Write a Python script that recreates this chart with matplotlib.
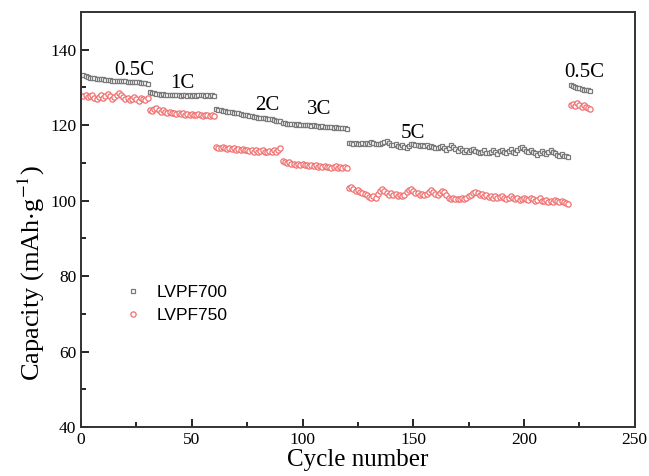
import numpy as np
import matplotlib.pyplot as plt

# discharge capacity per cycle, split by C-rate step
cap700_05c = [133.2, 133.0, 132.8, 132.6, 132.5, 132.4, 132.3, 132.2, 132.2, 132.1,
              132.0, 131.9, 131.9, 131.8, 131.8, 131.7, 131.7, 131.6, 131.6, 131.6,
              131.5, 131.5, 131.4, 131.4, 131.3, 131.3, 131.2, 131.2, 131.1, 131.0]
cap700_1c = [128.9, 128.6, 128.4, 128.3, 128.2, 128.1, 128.2, 128.0, 128.1, 128.0,
             127.9, 128.0, 127.9, 128.1, 127.8, 127.9, 128.0, 127.8, 127.9, 127.8,
             128.0, 127.8, 127.9, 128.1, 127.9, 127.8, 128.0, 127.7, 127.9, 127.8]
cap700_2c = [124.2, 124.0, 123.9, 123.8, 123.8, 123.6, 123.5, 123.5, 123.3, 123.2,
             123.1, 123.0, 122.8, 122.7, 122.6, 122.5, 122.3, 122.2, 122.1, 122.0,
             121.9, 121.8, 121.8, 121.6, 121.5, 121.5, 121.3, 121.2, 121.2, 121.0]
cap700_3c = [120.6, 120.5, 120.4, 120.4, 120.2, 120.3, 120.1, 120.2, 120.0, 120.1,
             119.9, 120.0, 119.9, 119.8, 119.9, 119.7, 119.8, 119.6, 119.7, 119.5,
             119.6, 119.4, 119.5, 119.3, 119.4, 119.2, 119.3, 119.1, 119.2, 119.0]
cap700_5c = [115.3, 115.2, 115.1, 115.2, 115.0, 115.1, 115.2, 115.0, 115.3, 115.1,
             115.4, 115.2, 114.9, 115.1, 115.0, 115.3, 115.6, 115.8, 115.2, 114.8,
             114.6, 114.9, 114.5, 114.3, 114.8, 114.2, 114.0, 114.5, 114.9, 115.1,
             114.6, 114.8, 114.5, 114.7, 114.4, 114.6, 114.3, 114.5, 114.2, 114.0,
             113.8, 114.1, 114.4, 113.9, 113.5, 114.0, 114.6, 114.1, 113.6, 113.2,
             113.8, 113.4, 113.0, 113.5, 112.9, 113.3, 113.7, 113.1, 112.8, 112.6,
             112.9, 113.3, 112.7, 112.5, 113.0, 113.4, 112.8, 112.4, 113.1, 113.5,
             112.9, 112.6, 113.2, 113.6, 113.0, 112.7, 113.3, 113.8, 114.2, 113.7,
             113.2, 112.8, 113.4, 112.9, 112.5, 112.2, 112.7, 113.1, 112.6, 112.3,
             112.8, 113.3, 113.0, 112.5, 112.1, 111.9, 112.3, 111.7, 111.9, 111.6]
cap700_05c_b = [130.6, 130.3, 130.0, 129.8, 129.7, 129.5, 129.4, 129.3, 129.2, 129.1]

cap750_05c = [127.6, 127.9, 127.4, 127.8, 128.1, 127.3, 126.8, 127.5, 127.9, 127.2,
              127.6, 128.2, 127.7, 127.0, 127.5, 128.0, 128.6, 128.0, 127.4, 126.9,
              127.3, 126.6, 127.0, 127.4, 126.8, 126.5, 127.1, 126.9, 126.6, 127.2]
cap750_1c = [124.1, 123.8, 124.2, 124.5, 123.9, 123.6, 124.0, 123.4, 123.2, 123.5,
             123.1, 123.3, 123.0, 123.2, 122.9, 123.1, 122.8, 123.0, 122.7, 122.9,
             122.6, 122.8, 123.0, 122.7, 122.5, 122.8, 122.6, 122.4, 122.7, 122.5]
cap750_2c = [114.2, 114.0, 113.8, 114.1, 113.9, 113.7, 113.9, 113.6, 113.8, 113.5,
             113.7, 113.4, 113.6, 113.3, 113.5, 113.2, 113.4, 113.0, 113.3, 112.9,
             113.2, 113.5, 113.0, 112.8, 113.2, 112.9, 113.3, 113.0, 113.4, 113.9]
cap750_3c = [110.6, 110.2, 109.9, 110.1, 109.7, 109.8, 109.5, 109.7, 109.4, 109.6,
             109.3, 109.5, 109.2, 109.4, 109.1, 109.3, 109.0, 109.2, 108.9, 109.1,
             108.8, 109.0, 108.7, 108.9, 109.2, 108.7, 108.9, 108.5, 108.8, 108.6]
cap750_5c = [103.2, 103.5, 103.0, 102.6, 102.9, 102.4, 102.1, 101.7, 101.4, 101.0,
             100.7, 101.2, 100.6, 101.8, 102.5, 103.0, 102.6, 102.1, 101.6, 101.9,
             101.5, 101.8, 101.3, 101.6, 101.2, 101.5, 102.2, 102.8, 103.0, 102.5,
             101.9, 102.1, 101.6, 101.8, 101.4, 101.7, 102.3, 102.9, 102.4, 101.8,
             101.5, 101.9, 102.6, 102.2, 101.4, 100.8, 100.4, 100.6, 100.3, 100.5,
             100.4, 100.6, 100.5, 100.8, 101.2, 101.6, 102.0, 102.3, 101.9, 101.6,
             101.8, 101.3, 101.6, 101.0, 101.3, 100.8, 101.1, 100.6, 100.9, 101.2,
             100.7, 100.5, 100.8, 101.3, 100.6, 100.4, 100.7, 100.2, 100.5, 100.8,
             100.4, 100.1, 100.6, 100.3, 99.9, 100.2, 100.6, 100.0, 99.8, 100.1,
             99.7, 100.0, 99.6, 100.2, 99.8, 99.5, 99.9, 99.6, 99.3, 99.1]
cap750_05c_b = [125.3, 125.5, 125.0, 125.8, 125.2, 124.7, 125.4, 124.9, 124.6, 124.3]

rate_labels = ["0.5C", "1C", "2C", "3C", "5C", "0.5C"]
rate_label_x = [24, 45.5, 84, 107.5, 150, 227.4]
rate_label_y = [134.6, 131.0, 125.3, 124.2, 117.9, 134.0]

lvpf700 = np.concatenate([cap700_05c, cap700_1c, cap700_2c, cap700_3c, cap700_5c, cap700_05c_b])
lvpf750 = np.concatenate([cap750_05c, cap750_1c, cap750_2c, cap750_3c, cap750_5c, cap750_05c_b])
cycles = np.arange(1, len(lvpf700) + 1)

plt.rcParams['font.family'] = ['Liberation Serif', 'DejaVu Serif']
plt.rcParams['mathtext.fontset'] = 'stix'

fig = plt.figure(figsize=(6.49, 4.76), dpi=100)
ax = fig.add_axes([0.125, 0.103, 0.853, 0.872])

ax.plot(cycles, lvpf700, ls='none', marker='s', ms=3.4, mfc='white', mec='#7a7a7a', mew=0.9, label='LVPF700')
ax.plot(cycles, lvpf750, ls='none', marker='o', ms=3.8, mfc='white', mec='#f07070', mew=0.9, label='LVPF750')

for lab, x, y in zip(rate_labels, rate_label_x, rate_label_y):
    ax.text(x, y, lab, fontsize=15, ha='center', va='center')

ax.set_xlim(0, 250)
ax.set_ylim(40, 150)
ax.set_xticks([0, 50, 100, 150, 200, 250])
ax.set_xticks([25, 75, 125, 175, 225], minor=True)
ax.set_yticks([40, 60, 80, 100, 120, 140])
ax.set_yticks([50, 70, 90, 110, 130], minor=True)
ax.tick_params(which='both', direction='in', top=False, right=False, labelsize=12.5, width=1.2)
ax.tick_params(which='major', length=6)
ax.tick_params(which='minor', length=3.5)
for s in ax.spines.values():
    s.set_linewidth(1.4)
    s.set_color('#333333')

ax.set_xlabel('Cycle number', fontsize=18, labelpad=1)
ax.set_ylabel(r'Capacity (mAh$\cdot$g$^{-1}$)', fontsize=19)
ax.yaxis.set_label_coords(-0.062, 0.37)

leg = ax.legend(loc='upper left', bbox_to_anchor=(0.046, 0.38), frameon=False,
                prop={'family': 'Liberation Sans', 'size': 12.5}, handlelength=1.2,
                handletextpad=0.8, labelspacing=0.45, markerscale=1.0)

fig.savefig('out.png', dpi=100)
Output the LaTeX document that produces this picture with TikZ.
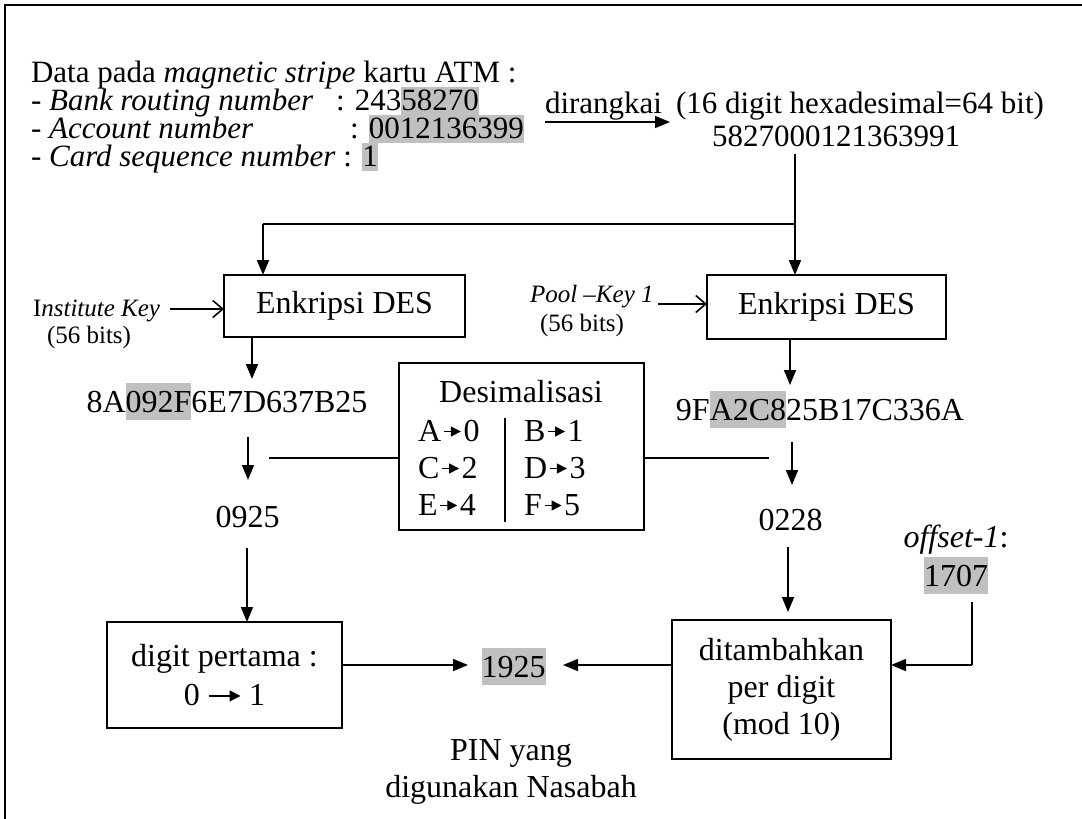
══════════════════════════════
WORK TO DO:
From the first line above down to the line with "import matplotlib.pyplot as plt", reproduce every line and no others, omitting pictures.

EXERCISE ANSWER:
Write a Python script that recreates this chart with matplotlib.
import numpy as np
import matplotlib.pyplot as plt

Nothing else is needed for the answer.